• **RECORDED DATA**

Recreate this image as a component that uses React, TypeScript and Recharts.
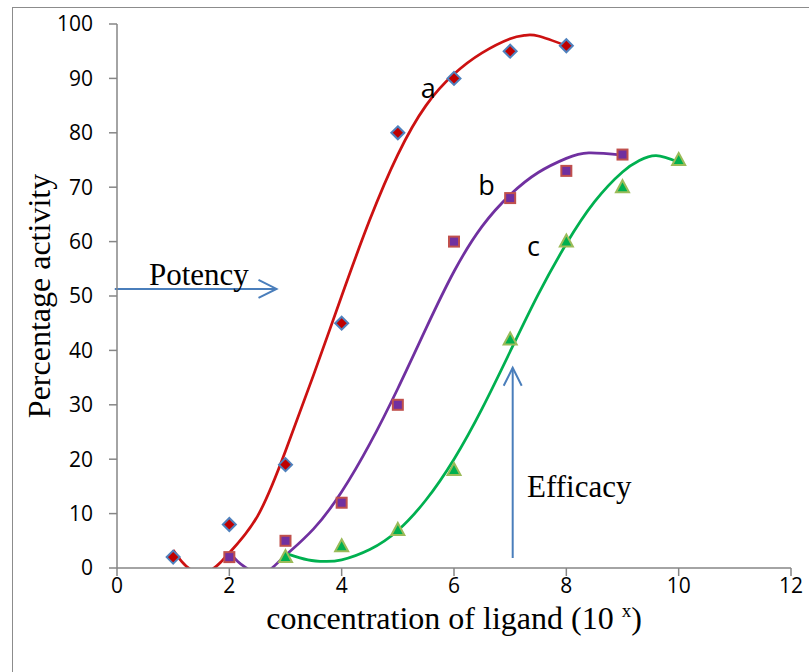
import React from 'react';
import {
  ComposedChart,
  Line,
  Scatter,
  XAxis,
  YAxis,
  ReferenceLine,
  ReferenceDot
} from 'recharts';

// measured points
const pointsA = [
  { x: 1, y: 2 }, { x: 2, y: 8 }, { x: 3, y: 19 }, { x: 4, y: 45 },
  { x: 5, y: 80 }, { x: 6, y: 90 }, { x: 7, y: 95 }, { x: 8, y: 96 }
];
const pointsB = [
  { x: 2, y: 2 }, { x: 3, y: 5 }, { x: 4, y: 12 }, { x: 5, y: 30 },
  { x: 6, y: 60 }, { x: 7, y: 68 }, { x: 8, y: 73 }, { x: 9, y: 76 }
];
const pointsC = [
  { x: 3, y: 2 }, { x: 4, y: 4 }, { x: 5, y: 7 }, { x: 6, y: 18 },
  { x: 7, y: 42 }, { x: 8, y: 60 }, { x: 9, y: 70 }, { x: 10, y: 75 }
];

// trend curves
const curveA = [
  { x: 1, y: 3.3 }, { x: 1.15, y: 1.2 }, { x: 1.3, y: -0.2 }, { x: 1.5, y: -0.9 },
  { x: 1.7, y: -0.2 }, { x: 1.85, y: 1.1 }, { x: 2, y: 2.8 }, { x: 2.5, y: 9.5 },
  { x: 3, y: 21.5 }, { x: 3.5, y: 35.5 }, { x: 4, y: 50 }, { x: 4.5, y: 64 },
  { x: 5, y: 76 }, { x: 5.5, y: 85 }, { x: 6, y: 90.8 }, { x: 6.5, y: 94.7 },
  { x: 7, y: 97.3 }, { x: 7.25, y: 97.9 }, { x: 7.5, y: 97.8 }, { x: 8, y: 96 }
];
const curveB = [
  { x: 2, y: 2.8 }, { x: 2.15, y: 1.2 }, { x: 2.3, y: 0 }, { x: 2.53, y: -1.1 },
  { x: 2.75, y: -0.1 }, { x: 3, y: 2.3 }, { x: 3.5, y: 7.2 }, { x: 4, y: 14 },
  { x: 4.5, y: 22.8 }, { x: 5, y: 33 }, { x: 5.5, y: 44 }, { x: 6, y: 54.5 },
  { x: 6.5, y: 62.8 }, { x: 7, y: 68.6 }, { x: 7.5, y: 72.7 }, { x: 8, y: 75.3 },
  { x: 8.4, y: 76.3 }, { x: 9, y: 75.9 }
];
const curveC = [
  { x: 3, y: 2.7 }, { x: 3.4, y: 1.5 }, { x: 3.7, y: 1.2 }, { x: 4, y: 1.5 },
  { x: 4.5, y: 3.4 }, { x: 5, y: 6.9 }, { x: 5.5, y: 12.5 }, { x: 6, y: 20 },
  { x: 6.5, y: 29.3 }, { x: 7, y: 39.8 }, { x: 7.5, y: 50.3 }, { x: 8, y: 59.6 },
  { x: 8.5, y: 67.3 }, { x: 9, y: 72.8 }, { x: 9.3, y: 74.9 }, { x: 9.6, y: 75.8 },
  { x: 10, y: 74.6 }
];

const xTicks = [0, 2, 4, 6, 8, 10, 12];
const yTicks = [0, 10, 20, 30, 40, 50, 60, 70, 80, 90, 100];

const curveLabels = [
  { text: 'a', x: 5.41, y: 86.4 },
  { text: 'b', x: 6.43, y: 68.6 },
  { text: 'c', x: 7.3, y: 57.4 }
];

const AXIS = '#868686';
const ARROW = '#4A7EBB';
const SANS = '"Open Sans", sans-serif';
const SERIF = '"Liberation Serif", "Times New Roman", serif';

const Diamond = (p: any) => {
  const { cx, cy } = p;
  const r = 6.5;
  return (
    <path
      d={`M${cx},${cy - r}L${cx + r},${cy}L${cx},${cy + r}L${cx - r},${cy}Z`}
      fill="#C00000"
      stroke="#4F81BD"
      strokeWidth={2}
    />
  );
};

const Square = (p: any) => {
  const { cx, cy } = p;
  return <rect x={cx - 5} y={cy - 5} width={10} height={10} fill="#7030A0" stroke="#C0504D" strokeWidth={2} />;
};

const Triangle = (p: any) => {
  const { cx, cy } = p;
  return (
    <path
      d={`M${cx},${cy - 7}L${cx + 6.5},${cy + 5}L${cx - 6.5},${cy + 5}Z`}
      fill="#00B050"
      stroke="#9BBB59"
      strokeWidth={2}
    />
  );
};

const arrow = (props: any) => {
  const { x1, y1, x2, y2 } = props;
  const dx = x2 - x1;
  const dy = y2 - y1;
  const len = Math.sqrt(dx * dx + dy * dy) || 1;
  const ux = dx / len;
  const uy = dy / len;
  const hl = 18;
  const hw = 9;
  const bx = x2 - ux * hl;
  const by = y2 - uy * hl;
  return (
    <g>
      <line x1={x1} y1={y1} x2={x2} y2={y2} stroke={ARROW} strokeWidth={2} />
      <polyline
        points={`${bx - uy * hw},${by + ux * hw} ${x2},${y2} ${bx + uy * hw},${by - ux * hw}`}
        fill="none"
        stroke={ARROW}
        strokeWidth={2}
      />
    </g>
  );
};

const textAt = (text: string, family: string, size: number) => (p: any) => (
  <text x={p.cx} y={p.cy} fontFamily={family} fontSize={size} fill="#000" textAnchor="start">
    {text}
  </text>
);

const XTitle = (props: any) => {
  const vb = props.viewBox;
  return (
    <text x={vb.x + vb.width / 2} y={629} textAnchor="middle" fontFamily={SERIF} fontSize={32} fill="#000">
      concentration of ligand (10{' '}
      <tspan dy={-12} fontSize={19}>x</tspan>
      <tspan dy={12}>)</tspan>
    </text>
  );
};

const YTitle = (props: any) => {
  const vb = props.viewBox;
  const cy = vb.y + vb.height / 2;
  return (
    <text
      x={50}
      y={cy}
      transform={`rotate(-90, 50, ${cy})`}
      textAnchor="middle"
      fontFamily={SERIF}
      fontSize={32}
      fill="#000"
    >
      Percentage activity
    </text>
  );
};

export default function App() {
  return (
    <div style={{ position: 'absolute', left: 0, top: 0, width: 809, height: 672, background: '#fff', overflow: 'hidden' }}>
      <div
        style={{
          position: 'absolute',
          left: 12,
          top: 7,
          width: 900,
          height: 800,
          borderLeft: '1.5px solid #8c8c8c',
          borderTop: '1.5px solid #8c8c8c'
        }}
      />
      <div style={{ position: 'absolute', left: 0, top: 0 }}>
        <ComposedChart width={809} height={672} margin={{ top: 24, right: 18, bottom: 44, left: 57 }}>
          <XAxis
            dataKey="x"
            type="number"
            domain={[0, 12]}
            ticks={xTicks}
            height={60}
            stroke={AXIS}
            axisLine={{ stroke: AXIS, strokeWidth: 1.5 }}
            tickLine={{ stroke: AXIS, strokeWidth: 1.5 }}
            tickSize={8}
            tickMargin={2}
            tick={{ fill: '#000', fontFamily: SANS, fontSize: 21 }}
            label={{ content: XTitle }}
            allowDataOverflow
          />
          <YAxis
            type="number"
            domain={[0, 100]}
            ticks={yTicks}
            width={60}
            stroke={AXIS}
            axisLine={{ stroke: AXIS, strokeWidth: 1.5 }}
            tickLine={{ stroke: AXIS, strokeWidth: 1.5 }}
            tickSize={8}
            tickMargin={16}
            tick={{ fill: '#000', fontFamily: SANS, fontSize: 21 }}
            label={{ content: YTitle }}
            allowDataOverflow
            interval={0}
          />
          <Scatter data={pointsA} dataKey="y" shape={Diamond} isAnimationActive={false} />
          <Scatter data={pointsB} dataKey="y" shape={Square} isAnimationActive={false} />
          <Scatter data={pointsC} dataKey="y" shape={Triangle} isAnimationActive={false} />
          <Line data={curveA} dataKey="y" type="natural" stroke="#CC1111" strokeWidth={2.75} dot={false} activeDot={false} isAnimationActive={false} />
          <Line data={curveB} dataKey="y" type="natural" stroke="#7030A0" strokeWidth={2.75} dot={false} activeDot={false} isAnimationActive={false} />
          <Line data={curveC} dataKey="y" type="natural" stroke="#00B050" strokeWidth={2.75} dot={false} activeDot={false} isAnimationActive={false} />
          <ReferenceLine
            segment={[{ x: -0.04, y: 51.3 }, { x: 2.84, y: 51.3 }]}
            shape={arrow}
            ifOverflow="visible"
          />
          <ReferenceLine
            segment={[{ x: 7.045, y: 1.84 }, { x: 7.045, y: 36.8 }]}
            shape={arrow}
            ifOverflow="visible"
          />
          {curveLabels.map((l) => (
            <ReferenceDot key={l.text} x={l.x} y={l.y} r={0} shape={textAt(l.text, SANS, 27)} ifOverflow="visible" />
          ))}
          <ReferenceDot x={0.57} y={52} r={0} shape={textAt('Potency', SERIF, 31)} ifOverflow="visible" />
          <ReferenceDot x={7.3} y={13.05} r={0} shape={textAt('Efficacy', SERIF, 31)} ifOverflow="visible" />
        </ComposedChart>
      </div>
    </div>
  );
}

• **INSTRUCTIONS TO FOLLOW**
Tell how many lines include "React". The number is the whole answer.

• **WORKED ANSWER**
2